The second chart is a weekly basis chart to illustrate that the angle of ascent (B) the stock market has been on since December is not likely to be sustainable. A much more sustainable and long-lasting angle of ascent (A) is shown in the advance from 2016 to 2018. I have replicated that angle (A1) from the December low to show what that would look like. Before you get terribly concerned, if we were to work into that uptrend angle, the S&P does not have to correct down to it. It can just work sideways for a period of time until it approaches the trend.

Note also that the weekly basis stochastic RSI indicator reached oversold territory five times during that great rally of 2016 to 2018. That works out to about once every 4.5 months. Maybe it is just coincidence, but it has been about 4.5 months since this indicator was last oversold.

The S&P 500 recently rallied over 25% in just over four months.

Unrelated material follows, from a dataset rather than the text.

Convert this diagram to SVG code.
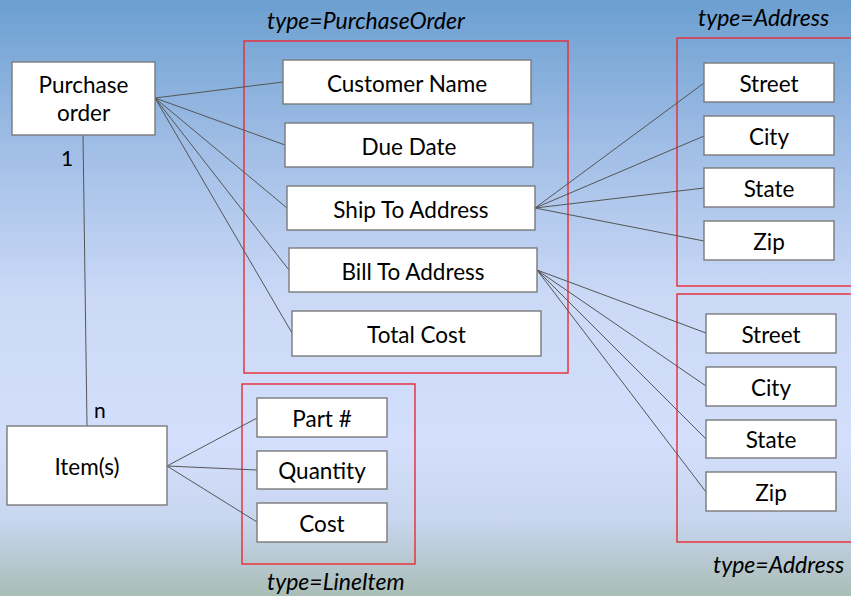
<svg xmlns="http://www.w3.org/2000/svg" width="851" height="596" viewBox="0 0 851 596">
  <defs>
    <linearGradient id="bg" x1="0" y1="0" x2="0" y2="1">
      <stop offset="0" stop-color="#6b9fd0"/>
      <stop offset="0.25" stop-color="#a1bee6"/>
      <stop offset="0.5" stop-color="#cbd9f7"/>
      <stop offset="0.74" stop-color="#d3dffc"/>
      <stop offset="0.87" stop-color="#c9d6f0"/>
      <stop offset="1" stop-color="#a9bdb6"/>
    </linearGradient>
    <style>
      .box { fill: #ffffff; stroke: #7a7a7a; stroke-width: 1.4; }
      .group { fill: none; stroke: #ec2a32; stroke-width: 1.4; }
      .label { font-family: Lato, "Liberation Sans", sans-serif; font-size: 22.5px; fill: #000000; text-anchor: middle; }
      .type { font-family: Lato, "Liberation Sans", sans-serif; font-size: 23px; font-style: italic; fill: #000000; }
      .card { font-family: Lato, "Liberation Sans", sans-serif; font-size: 21px; fill: #000000; }
      .conn line { stroke: #555555; stroke-width: 1; }
    </style>
  </defs>

  <rect x="0" y="0" width="851" height="596" fill="url(#bg)"/>

  <!-- type containers -->
  <g id="containers">
    <rect class="group" x="244" y="41" width="324" height="332"/>
    <rect class="group" x="677" y="38" width="190" height="248"/>
    <rect class="group" x="677" y="294" width="190" height="248"/>
    <rect class="group" x="242" y="384" width="173" height="180"/>
    <text class="type" x="267" y="29">type=PurchaseOrder</text>
    <text class="type" x="698" y="26">type=Address</text>
    <text class="type" x="713" y="573">type=Address</text>
    <text class="type" x="267" y="590">type=LineItem</text>
  </g>

  <!-- connectors -->
  <g id="connectors" class="conn">
    <line x1="155" y1="98" x2="283" y2="82"/>
    <line x1="155" y1="98" x2="285" y2="145"/>
    <line x1="155" y1="98" x2="287" y2="208"/>
    <line x1="155" y1="98" x2="289" y2="270"/>
    <line x1="155" y1="98" x2="292" y2="333"/>
    <line x1="535" y1="208" x2="704" y2="83"/>
    <line x1="535" y1="208" x2="704" y2="136"/>
    <line x1="535" y1="208" x2="704" y2="188"/>
    <line x1="535" y1="208" x2="704" y2="241"/>
    <line x1="537" y1="270" x2="706" y2="333"/>
    <line x1="537" y1="270" x2="706" y2="386"/>
    <line x1="537" y1="270" x2="706" y2="439"/>
    <line x1="537" y1="270" x2="706" y2="492"/>
    <line x1="83" y1="135" x2="87" y2="426"/>
    <line x1="167" y1="466" x2="257" y2="418"/>
    <line x1="167" y1="466" x2="257" y2="470"/>
    <line x1="167" y1="466" x2="257" y2="522"/>
  </g>

  <!-- multiplicities -->
  <g id="multiplicity">
    <text class="card" x="61" y="166">1</text>
    <text class="card" x="94" y="418">n</text>
  </g>

  <g id="purchase-order">
    <rect class="box" x="12" y="62" width="143" height="73"/>
    <text class="label" x="83.5" y="93">Purchase</text>
    <text class="label" x="83.5" y="121">order</text>
  </g>

  <g id="customer-name">
    <rect class="box" x="283" y="60" width="248" height="44"/>
    <text class="label" x="407" y="91.5">Customer Name</text>
  </g>
  <g id="due-date">
    <rect class="box" x="285" y="123" width="248" height="44"/>
    <text class="label" x="409" y="154.5">Due Date</text>
  </g>
  <g id="ship-to-address">
    <rect class="box" x="287" y="186" width="248" height="44"/>
    <text class="label" x="411" y="217.5">Ship To Address</text>
  </g>
  <g id="bill-to-address">
    <rect class="box" x="289" y="248" width="248" height="44"/>
    <text class="label" x="413" y="279.5">Bill To Address</text>
  </g>
  <g id="total-cost">
    <rect class="box" x="292" y="311" width="249" height="45"/>
    <text class="label" x="416.5" y="342.5">Total Cost</text>
  </g>

  <g id="ship-street">
    <rect class="box" x="704" y="63" width="130" height="39"/>
    <text class="label" x="769" y="92">Street</text>
  </g>
  <g id="ship-city">
    <rect class="box" x="704" y="116" width="130" height="39"/>
    <text class="label" x="769" y="145">City</text>
  </g>
  <g id="ship-state">
    <rect class="box" x="704" y="168" width="130" height="39"/>
    <text class="label" x="769" y="197">State</text>
  </g>
  <g id="ship-zip">
    <rect class="box" x="704" y="221" width="130" height="39"/>
    <text class="label" x="769" y="250">Zip</text>
  </g>

  <g id="bill-street">
    <rect class="box" x="706" y="314" width="130" height="39"/>
    <text class="label" x="771" y="343">Street</text>
  </g>
  <g id="bill-city">
    <rect class="box" x="706" y="367" width="130" height="39"/>
    <text class="label" x="771" y="396">City</text>
  </g>
  <g id="bill-state">
    <rect class="box" x="706" y="420" width="130" height="38"/>
    <text class="label" x="771" y="448">State</text>
  </g>
  <g id="bill-zip">
    <rect class="box" x="706" y="472" width="130" height="39"/>
    <text class="label" x="771" y="501">Zip</text>
  </g>

  <g id="items">
    <rect class="box" x="7" y="426" width="160" height="79"/>
    <text class="label" x="87" y="475">Item(s)</text>
  </g>
  <g id="part-number">
    <rect class="box" x="257" y="398" width="130" height="39"/>
    <text class="label" x="322" y="427">Part #</text>
  </g>
  <g id="quantity">
    <rect class="box" x="257" y="451" width="130" height="38"/>
    <text class="label" x="322" y="479">Quantity</text>
  </g>
  <g id="cost">
    <rect class="box" x="257" y="503" width="130" height="39"/>
    <text class="label" x="322" y="532">Cost</text>
  </g>
</svg>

Since April 30, we have corrected 4.55%. This is completely normal and constructive market action, especially because the economic backdrop remains largely unchanged. Yes, tariffs will raise inflation about 0.3% by estimates, and they will have earnings implications, but both of those influences are likely to be most impactful in the first 12 months.

Back to my opening comments. International conflict and economic and political news events are not new to Flexible Plan. We have lived through many. That is why we do what we do. Strategic diversification is not done for convenience sake. It is done with deliberate intent to be an important component of risk management. Actively managed, rules-based strategies are our other component of risk management.